## To be done
Take every line from the first down to the line with "(0,0) rectangle (843,858);" and set it down exactly, without the pictures.

## Collected material
▬▬▬▬▬▬▬▬▬▬
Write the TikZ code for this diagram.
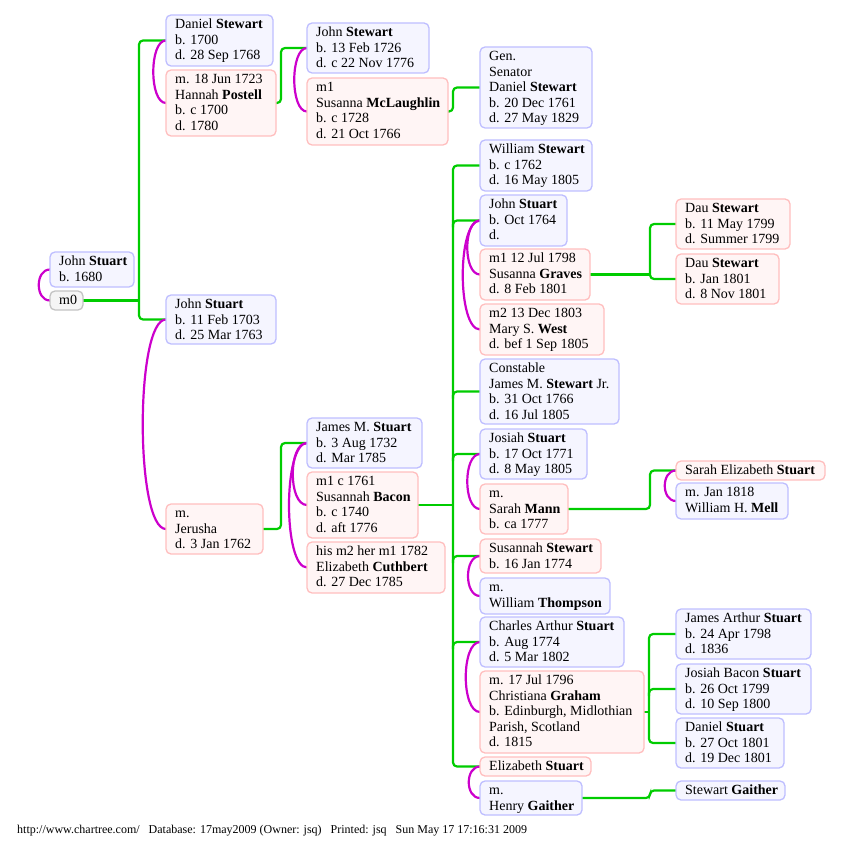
\documentclass[tikz,border=0pt]{standalone}
\usepackage{fontspec}
\setmainfont{Liberation Serif}
\usetikzlibrary{backgrounds}
\definecolor{grn}{RGB}{0,204,0}
\definecolor{mag}{RGB}{204,0,204}
\definecolor{bbord}{RGB}{190,190,255}
\definecolor{bfill}{RGB}{245,245,255}
\definecolor{pbord}{RGB}{255,190,190}
\definecolor{pfill}{RGB}{255,245,245}
\definecolor{gbord}{RGB}{195,195,195}
\definecolor{gfill}{RGB}{245,245,245}
\newcommand\pbx[7]{%
 \pgfmathsetmacro\pbxw{#5-#3}%
 \pgfmathsetmacro\pbxh{#6-#4}%
 \node[#1, anchor=north west, minimum width=\pbxw pt, minimum height=\pbxh pt] (#2) at (#3,#4) {};
 \node[txt, anchor=north west] (#2t) at (#3+9,#4+3.5) {\rule{0pt}{10pt}#7};%
}
\begin{document}
\begin{tikzpicture}[x=1pt,y=-1pt,
  bx/.style={draw=bbord, fill=bfill, line width=1.3pt, rounded corners=5pt, inner sep=0pt, outer sep=0pt},
  px/.style={bx, draw=pbord, fill=pfill},
  gx/.style={bx, draw=gbord, fill=gfill},
  txt/.style={align=left, inner sep=0pt, font=\fontsize{14}{15.5}\selectfont},
  gl/.style={draw=grn, line width=2.2pt, rounded corners=4pt},
  ml/.style={draw=mag, line width=2.2pt}]
\useasboundingbox (0,0) rectangle (843,858);

\pbx{bx}{js1680}{50}{252}{134}{287}{John \textbf{Stuart}\\b. 1680}
\pbx{gx}{m0}{50}{291}{83}{310}{m0}
\pbx{bx}{dstew}{166}{15}{273}{66}{Daniel \textbf{Stewart}\\b. 1700\\d. 28 Sep 1768}
\pbx{px}{hannah}{166}{70}{276}{136}{m. 18 Jun 1723\\Hannah \textbf{Postell}\\b. c 1700\\d. 1780}
\pbx{bx}{js1703}{166}{295}{276}{344}{John \textbf{Stuart}\\b. 11 Feb 1703\\d. 25 Mar 1763}
\pbx{px}{jerusha}{166}{504}{263}{554}{m.\\Jerusha\\d. 3 Jan 1762}
\pbx{bx}{jstew}{307}{23}{429}{73}{John \textbf{Stewart}\\b. 13 Feb 1726\\d. c 22 Nov 1776}
\pbx{px}{susmcl}{307}{78}{448}{145}{m1\\Susanna \textbf{McLaughlin}\\b. c 1728\\d. 21 Oct 1766}
\pbx{bx}{jamesm}{307}{418}{422}{468}{James M. \textbf{Stuart}\\b. 3 Aug 1732\\d. Mar 1785}
\pbx{px}{bacon}{307}{472}{418}{538}{m1 c 1761\\Susannah \textbf{Bacon}\\b. c 1740\\d. aft 1776}
\pbx{px}{cuthbert}{307}{542}{445}{593}{his m2 her m1 1782\\Elizabeth \textbf{Cuthbert}\\d. 27 Dec 1785}
\pbx{bx}{gen}{480}{47}{592}{128}{Gen.\\Senator\\Daniel \textbf{Stewart}\\b. 20 Dec 1761\\d. 27 May 1829}
\pbx{bx}{william}{480}{140}{592}{191}{William \textbf{Stewart}\\b. c 1762\\d. 16 May 1805}
\pbx{bx}{js1764}{480}{195}{567}{246}{John \textbf{Stuart}\\b. Oct 1764\\d.}
\pbx{px}{graves}{480}{249}{590}{300}{m1 12 Jul 1798\\Susanna \textbf{Graves}\\d. 8 Feb 1801}
\pbx{px}{west}{480}{304}{604}{355}{m2 13 Dec 1803\\Mary S. \textbf{West}\\d. bef 1 Sep 1805}
\pbx{bx}{constable}{480}{359}{619}{424}{Constable\\James M. \textbf{Stewart} Jr.\\b. 31 Oct 1766\\d. 16 Jul 1805}
\pbx{bx}{josiah}{480}{429}{587}{479}{Josiah \textbf{Stuart}\\b. 17 Oct 1771\\d. 8 May 1805}
\pbx{px}{mann}{480}{484}{568}{534}{m.\\Sarah \textbf{Mann}\\b. ca 1777}
\pbx{px}{susannah}{480}{539}{601}{573}{Susannah \textbf{Stewart}\\b. 16 Jan 1774}
\pbx{bx}{thompson}{480}{578}{610}{614}{m.\\William \textbf{Thompson}}
\pbx{bx}{charles}{480}{617}{624}{667}{Charles Arthur \textbf{Stuart}\\b. Aug 1774\\d. 5 Mar 1802}
\pbx{px}{graham}{480}{671}{644}{753}{m. 17 Jul 1796\\Christiana \textbf{Graham}\\b. Edinburgh, Midlothian\\Parish, Scotland\\d. 1815}
\pbx{px}{elizabeth}{480}{757}{591}{776}{Elizabeth \textbf{Stuart}}
\pbx{bx}{hgaither}{480}{781}{582}{815}{m.\\Henry \textbf{Gaither}}
\pbx{px}{dau1}{676}{199}{790}{249}{Dau \textbf{Stewart}\\b. 11 May 1799\\d. Summer 1799}
\pbx{px}{dau2}{676}{254}{779}{304}{Dau \textbf{Stewart}\\b. Jan 1801\\d. 8 Nov 1801}
\pbx{px}{sarahE}{676}{461}{825}{480}{Sarah Elizabeth \textbf{Stuart}}
\pbx{bx}{mell}{676}{483}{788}{519}{m. Jan 1818\\William H. \textbf{Mell}}
\pbx{bx}{jarthur}{676}{609}{811}{659}{James Arthur \textbf{Stuart}\\b. 24 Apr 1798\\d. 1836}
\pbx{bx}{jbacon}{676}{664}{811}{714}{Josiah Bacon \textbf{Stuart}\\b. 26 Oct 1799\\d. 10 Sep 1800}
\pbx{bx}{dstuart}{676}{718}{784}{768}{Daniel \textbf{Stuart}\\b. 27 Oct 1801\\d. 19 Dec 1801}
\pbx{bx}{sgaither}{676}{781}{785}{800}{Stewart \textbf{Gaither}}

\node[anchor=base west, inner sep=0pt, font=\fontsize{12}{13}\selectfont] (foot) at (17,833)
  {http://www.chartree.com/\ \ \ Database: 17may2009 (Owner: jsq)\ \ \ Printed: jsq\ \ \ Sun May 17 17:16:31 2009};

\coordinate (j0) at (139,0);
\coordinate (j1) at (281,0);
\coordinate (j2) at (453,0);
\coordinate (j5) at (650,0);
\coordinate (j6) at (649,0);

\begin{scope}[on background layer]
% green family lines
\draw[gl] (m0.east) -- (m0.east -| j0);
\draw[gl] (dstew.west) -- (dstew.west -| j0) -- (js1703.west -| j0) -- (js1703.west);
\draw[gl] (hannah.east) -- (hannah.east -| j1) -- (jstew.west -| j1) -- (jstew.west);
\draw[gl] (susmcl.east) -- (susmcl.east -| j2) -- (gen.west -| j2) -- (gen.west);
\draw[gl] (jerusha.east) -- (jerusha.east -| j1) -- (jamesm.west -| j1) -- (jamesm.west);
\draw[gl] (bacon.east) -- (bacon.east -| j2);
\draw[gl] (william.west) -- (william.west -| j2) -- (elizabeth.west -| j2) -- (elizabeth.west);
\foreach \c in {js1764,constable,josiah,susannah,charles}
  \draw[gl] (\c.west -| j2) ++(0,7) |- (\c.west);
\draw[gl] (graves.east) -- (graves.east -| j5);
\draw[gl] (dau1.west) -- (dau1.west -| j5) -- (dau2.west -| j5) -- (dau2.west);
\draw[gl] (mann.east) -- (mann.east -| j5) -- (sarahE.west -| j5) -- (sarahE.west);
\draw[gl] (graham.east) -- (graham.east -| j6);
\draw[gl] (jarthur.west) -- (jarthur.west -| j6) -- (dstuart.west -| j6) -- (dstuart.west);
\draw[gl] (jbacon.west -| j6) ++(0,7) |- (jbacon.west);
\draw[gl] (hgaither.east) -- (hgaither.east -| j5) -- (sgaither.west -| j5) -- (sgaither.west);
% magenta marriage arcs
\draw[ml] (js1680.west) .. controls +(-15,0) and +(-15,0) .. (m0.west);
\draw[ml] (dstew.west) .. controls +(-17,0) and +(-17,0) .. (hannah.west);
\draw[ml] (js1703.west) .. controls +(-31,0) and +(-31,0) .. (jerusha.west);
\draw[ml] (jstew.west) .. controls +(-17,0) and +(-17,0) .. (susmcl.west);
\draw[ml] (jamesm.west) .. controls +(-19,0) and +(-19,0) .. (bacon.west);
\draw[ml] (jamesm.west) .. controls +(-24,0) and +(-24,0) .. (cuthbert.west);
\draw[ml] (js1764.west) .. controls +(-17,0) and +(-17,0) .. (graves.west);
\draw[ml] (js1764.west) .. controls +(-23,0) and +(-23,0) .. (west.west);
\draw[ml] (josiah.west) .. controls +(-17,0) and +(-17,0) .. (mann.west);
\draw[ml] (susannah.west) .. controls +(-16,0) and +(-16,0) .. (thompson.west);
\draw[ml] (charles.west) .. controls +(-19,0) and +(-19,0) .. (graham.west);
\draw[ml] (elizabeth.west) .. controls +(-15,0) and +(-15,0) .. (hgaither.west);
\draw[ml] (sarahE.west) .. controls +(-15,0) and +(-15,0) .. (mell.west);
\end{scope}
\end{tikzpicture}
\end{document}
▬▬▬▬▬▬▬▬▬▬
## Written response
Write the TikZ code for this diagram.
\documentclass[tikz,border=0pt]{standalone}
\usepackage{fontspec}
\setmainfont{Liberation Serif}
\usetikzlibrary{backgrounds}
\definecolor{grn}{RGB}{0,204,0}
\definecolor{mag}{RGB}{204,0,204}
\definecolor{bbord}{RGB}{190,190,255}
\definecolor{bfill}{RGB}{245,245,255}
\definecolor{pbord}{RGB}{255,190,190}
\definecolor{pfill}{RGB}{255,245,245}
\definecolor{gbord}{RGB}{195,195,195}
\definecolor{gfill}{RGB}{245,245,245}
\newcommand\pbx[7]{%
 \pgfmathsetmacro\pbxw{#5-#3}%
 \pgfmathsetmacro\pbxh{#6-#4}%
 \node[#1, anchor=north west, minimum width=\pbxw pt, minimum height=\pbxh pt] (#2) at (#3,#4) {};
 \node[txt, anchor=north west] (#2t) at (#3+9,#4+3.5) {\rule{0pt}{10pt}#7};%
}
\begin{document}
\begin{tikzpicture}[x=1pt,y=-1pt,
  bx/.style={draw=bbord, fill=bfill, line width=1.3pt, rounded corners=5pt, inner sep=0pt, outer sep=0pt},
  px/.style={bx, draw=pbord, fill=pfill},
  gx/.style={bx, draw=gbord, fill=gfill},
  txt/.style={align=left, inner sep=0pt, font=\fontsize{14}{15.5}\selectfont},
  gl/.style={draw=grn, line width=2.2pt, rounded corners=4pt},
  ml/.style={draw=mag, line width=2.2pt}]
\useasboundingbox (0,0) rectangle (843,858);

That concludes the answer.